So, when your child tells you he or she is struggling with anxiety, shame, or depression, what, as a parent, should you do? Well first, celebrate the reality that they felt comfortable enough to share. Second, do not freak out. Those seem like two easy things to do, but we all know that when such a reality stares us in the face, they are not easy. When our children are hurting or sharing hard things, we want to fix it, we want to help, we want to solve the problem.
Why do parents feel this way? We all want what is best for our kids. I do. You do. It is a natural—and quite honestly—a good thing. As their parents, we should want what is best for our children. However, sometimes fixing the problem does not actually fix the problem.
Don’t Freak Out
You tracking? Quickly “fixing” depression with a trip to get ice cream does not help when your 17-year-old is suffering from anxiety. It’s tempting to try to alleviate their pain with a quick band-aid, but that does not work. Time, patience, talking, seeking Jesus, and getting help are great steps to getting true help.
What do I mean when I offer the advice “Do not freak out”? Simply put, freaking out happens when you stop listening and immediately go into action mode. Instead of asking questions, you start making statements. You put an action plan together, forgetting that your child just wants to be heard, not dealt with.
Often, when your son or daughter shares hard things like this, they simply want to be heard. They want you, the parent, to acknowledge, listen, and ask questions. Not asking condemning questions, but caring ones. So do not freak out means this: remain calm, ask questions, show you care, listen, validate their thoughts, and point them to biblical truth, reassuring them of God’s promises.
Gaining Your Child’s Respect & Trust
I know that at the end of the day, there will be moments when you will have to discipline, make decisions, or do hard things for your son or daughter. They might respond, “But you are not listening to me!” Having the discernment and maturity to know when to listen and when to take action takes years of practice. It also takes failure, and it’s ok to acknowledge your failures. That actually can help earn respect and trust. And ultimately, trust will be the best—and hardest— thing to gain.
When it comes to building trust, every child is different. Some have walls built up that will take time for their parents to deconstruct. Some relationships have yet to even approach the subject of mental health. Some parents are naïve to the reality that this might be necessary in their home. Sometimes kids are doing great on the outside, yet their parent has never seriously asked how they are and therefore does not know the struggle that their child faces.

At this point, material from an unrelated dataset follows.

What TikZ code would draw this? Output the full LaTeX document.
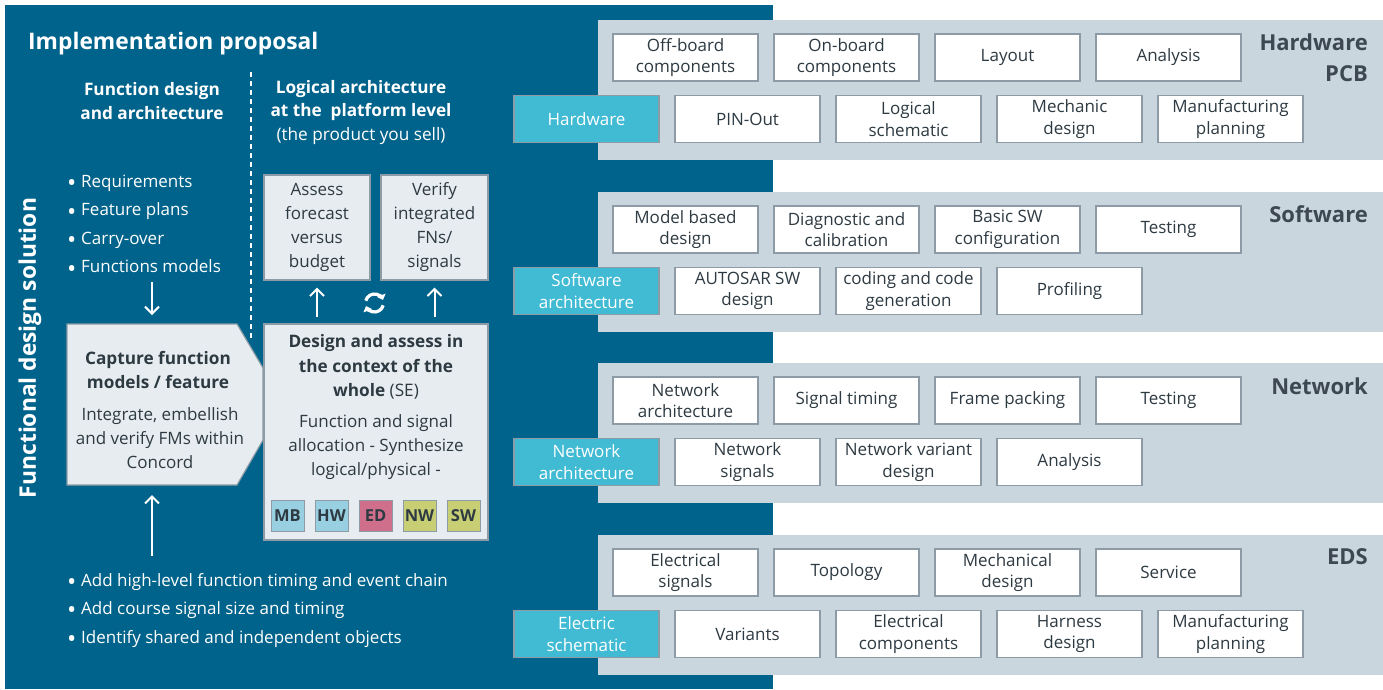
\documentclass[tikz,border=0pt]{standalone}
\usepackage{fontspec}
\setmainfont{Open Sans}
\usetikzlibrary{arrows.meta}

\definecolor{petrol}{HTML}{00638B}
\definecolor{bandgrey}{HTML}{C9D6DE}
\definecolor{cellborder}{HTML}{8C9BA5}
\definecolor{keycyan}{HTML}{41BAD3}
\definecolor{paleface}{HTML}{E6ECEF}
\definecolor{darktext}{HTML}{2E3A42}
\definecolor{bandtext}{HTML}{3D4852}
\definecolor{badgeblue}{HTML}{98D0E2}
\definecolor{badgered}{HTML}{CF6F8C}
\definecolor{badgeolive}{HTML}{C8CE73}

\newcommand{\bodyfont}{\fontsize{17}{21.5}\selectfont}
\newcommand{\itm}{\makebox[14pt][l]{\raisebox{-4.3pt}{\scalebox{1.45}{•}}}}

\tikzset{
  cellbox/.style={draw=cellborder, line width=1.2pt, fill=white, text=darktext,
    minimum width=145pt, minimum height=47pt, inner sep=1pt, align=center, font=\bodyfont},
  keycell/.style={cellbox, fill=keycyan, text=white},
  bandlabel/.style={anchor=east, align=right, inner sep=0pt, text=bandtext,
    font=\fontsize{22}{31}\selectfont\bfseries},
  palebox/.style={draw=cellborder, line width=1.2pt, fill=paleface, text=darktext,
    align=center, inner sep=0pt, font=\fontsize{17}{24}\selectfont},
  badge/.style={draw=cellborder, line width=1pt, minimum width=33pt, minimum height=31pt,
    inner sep=0pt, text=darktext, font=\fontsize{16.5}{18}\selectfont\bfseries},
  darkcopy/.style={text=darktext, align=center, inner sep=0pt, font=\fontsize{17}{24}\selectfont},
  whitecopy/.style={text=white, align=center, inner sep=0pt, font=\fontsize{17}{24}\selectfont},
  bulletitem/.style={text=white, anchor=base west, inner sep=0pt, font=\bodyfont},
  flow/.style={draw=white, line width=2pt, -{Straight Barb[length=7pt,width=14pt]}},
  cycle arrow/.style={draw=white, line width=3.2pt, -{Triangle[length=5pt,width=9pt]}},
}

\begin{document}
\begin{tikzpicture}[x=1pt, y=-1pt]
\useasboundingbox (0,0) rectangle (1383,689);

% dark panel and grey bands
\fill[petrol] (5,5) rectangle (773,689);
\foreach \t in {20,192,363,535}
  \fill[bandgrey] (598,\t) rectangle (1383,\t+140);

% Hardware PCB
\node[cellbox] (offboard) at (685.5,57.5) {Off-board\\components};
\node[cellbox] (onboard) at (846.5,57.5) {On-board\\components};
\node[cellbox] (layout) at (1007.5,57.5) {Layout};
\node[cellbox] (hwanalysis) at (1168.5,57.5) {Analysis};
\node[keycell] (hardware) at (586.5,119) {Hardware};
\node[cellbox] (pinout) at (747.5,119) {PIN-Out};
\node[cellbox] (logschem) at (908.5,119) {Logical\\schematic};
\node[cellbox] (mechanic) at (1069.5,119) {Mechanic\\design};
\node[cellbox] (hwmanuf) at (1230.5,119) {Manufacturing\\planning};
\node[bandlabel] (hwlabel) at (1368,57.5) {Hardware\\PCB};

% Software
\node[cellbox] (modelbased) at (685.5,229.5) {Model based\\design};
\node[cellbox] (diagcal) at (846.5,229.5) {Diagnostic and\\calibration};
\node[cellbox] (basicsw) at (1007.5,229.5) {Basic SW\\configuration};
\node[cellbox] (swtesting) at (1168.5,229.5) {Testing};
\node[keycell] (swarch) at (586.5,291) {Software\\architecture};
\node[cellbox] (autosar) at (747.5,291) {AUTOSAR SW\\design};
\node[cellbox] (coding) at (908.5,291) {coding and code\\generation};
\node[cellbox] (profiling) at (1069.5,291) {Profiling};
\node[bandlabel] (swlabel) at (1368,214) {Software};

% Network
\node[cellbox] (nwarch) at (685.5,400.5) {Network\\architecture};
\node[cellbox] (sigtiming) at (846.5,400.5) {Signal timing};
\node[cellbox] (framepack) at (1007.5,400.5) {Frame packing};
\node[cellbox] (nwtesting) at (1168.5,400.5) {Testing};
\node[keycell] (nwkey) at (586.5,462) {Network\\architecture};
\node[cellbox] (nwsignals) at (747.5,462) {Network\\signals};
\node[cellbox] (nwvariant) at (908.5,462) {Network variant\\design};
\node[cellbox] (nwanalysis) at (1069.5,462) {Analysis};
\node[bandlabel] (nwlabel) at (1368,386) {Network};

% EDS
\node[cellbox] (elsignals) at (685.5,572.5) {Electrical\\signals};
\node[cellbox] (topology) at (846.5,572.5) {Topology};
\node[cellbox] (mechdesign) at (1007.5,572.5) {Mechanical\\design};
\node[cellbox] (service) at (1168.5,572.5) {Service};
\node[keycell] (elschem) at (586.5,634) {Electric\\schematic};
\node[cellbox] (variants) at (747.5,634) {Variants};
\node[cellbox] (elcomp) at (908.5,634) {Electrical\\components};
\node[cellbox] (harness) at (1069.5,634) {Harness\\design};
\node[cellbox] (edsmanuf) at (1230.5,634) {Manufacturing\\planning};
\node[bandlabel] (edslabel) at (1368,557) {EDS};

% left panel headings
\node[text=white, anchor=base west, inner sep=0pt, font=\fontsize{22.8}{26}\selectfont\bfseries]
  (proposal) at (28,49) {Implementation proposal};
\node[text=white, rotate=90, inner sep=0pt, font=\fontsize{22.8}{26}\selectfont\bfseries]
  (solution) at (30,348) {Functional design solution};
\node[whitecopy, font=\fontsize{17.2}{24}\selectfont\bfseries]
  (fnhead) at (152,101) {Function design\\and architecture};
\node[whitecopy, font=\fontsize{17.2}{23.5}\selectfont] (loghead) at (361,112.5)
  {\textbf{Logical architecture}\\\textbf{at the\ \ platform level}\\(the product you sell)};
\draw[white, line width=1.2pt, dash pattern=on 5pt off 4pt] (251,72) -- (251,340);

% inputs
\foreach \txt [count=\i] in {Requirements, Feature plans, Carry-over, Functions models}
  \node[bulletitem] (req\i) at (67,158.5+28.6*\i) {\itm\txt};
\node[bulletitem] (timing) at (67,586) {\itm Add high-level function timing and event chain};
\node[bulletitem] (sizing) at (67,614) {\itm Add course signal size and timing};
\node[bulletitem] (shared) at (67,643) {\itm Identify shared and independent objects};

% capture box
\draw[cellborder, line width=1.2pt, fill=paleface]
  (67,324) -- (237,324) -- (263,368) -- (263,440) -- (237,485) -- (67,485) -- cycle;
\node[darkcopy, font=\fontsize{17.2}{24}\selectfont\bfseries] (capture) at (158,370)
  {Capture function\\models / feature};
\node[darkcopy] (capturebody) at (160,438)
  {Integrate, embellish\\and verify FMs within\\Concord};
\coordinate (reqfoot) at (152,282);
\coordinate (captop) at (152,324);
\coordinate (capbot) at (152,485);
\coordinate (impfoot) at (152,556);
\draw[flow, shorten >=9pt] (reqfoot) -- (captop);
\draw[flow, shorten >=10pt] (impfoot) -- (capbot);

% logical architecture boxes
\node[palebox, minimum width=106pt, minimum height=105pt] (assess) at (317,227.5)
  {Assess\\forecast\\versus\\budget};
\node[palebox, minimum width=107pt, minimum height=105pt] (verify) at (434.5,227.5)
  {Verify\\integrated\\FNs/\\signals};
\node[palebox, minimum width=224pt, minimum height=216pt] (design) at (376,432) {};
\node[darkcopy, font=\fontsize{17.2}{24.5}\selectfont\bfseries] (designhead) at (376,367)
  {Design and assess in\\the context of the\\whole \mdseries(SE)};
\node[darkcopy] (designbody) at (376,447)
  {Function and signal\\allocation - Synthesize\\logical/physical -};
\node[badge, fill=badgeblue] (mb) at (287.5,515.5) {MB};
\node[badge, fill=badgeblue] (hw) at (331.5,515.5) {HW};
\node[badge, fill=badgered] (ed) at (375.5,515.5) {ED};
\node[badge, fill=badgeolive] (nw) at (419.5,515.5) {NW};
\node[badge, fill=badgeolive] (sw) at (463.5,515.5) {SW};

\draw[flow, shorten <=6pt, shorten >=7pt] (design.north -| assess.south) -- (assess.south);
\draw[flow, shorten <=6pt, shorten >=7pt] (design.north -| verify.south) -- (verify.south);

% iteration icon
\coordinate (cyc) at (374.5,303);
\draw[cycle arrow] (cyc) ++(165:9pt) arc[start angle=165, end angle=20, radius=9pt];
\draw[cycle arrow] (cyc) ++(-15:9pt) arc[start angle=-15, end angle=-160, radius=9pt];
\end{tikzpicture}
\end{document}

While each family dynamic is unique, there is one thing that is universal: the currency of trust that a parent and child should pursue. Building such a relationship, one that is built on the foundation of Jesus and also built on trust, is a goal each parent should have.
Remember You Aren’t Alone
At the end of the day, you are the parent God chose for your student. Praise be to God. Yet, although you are the parent God chose for your child, that still can be so difficult when your child is struggling with their mental health. Parents, take heart and know that you are not your children’s Savior. You cannot save them, but you can listen to them. You cannot prevent them from struggling with mental health, but you can show them Jesus and offer to them a Savior who will always listen, always be near, always offer peace, and always love them. I pray you show them Jesus is better.
Lastly, you are not alone. First, the Lord is with you. Second, your church supports you. Third, other parents are walking through similar hardships. Fourth, counseling is available for you, your student, and both of you together. Never be afraid to ask for help and admit you are struggling. The reason we need Jesus is because we are broken. All of us. So, I encourage you to seek help and get guidance on how you can continue to support your family and your child.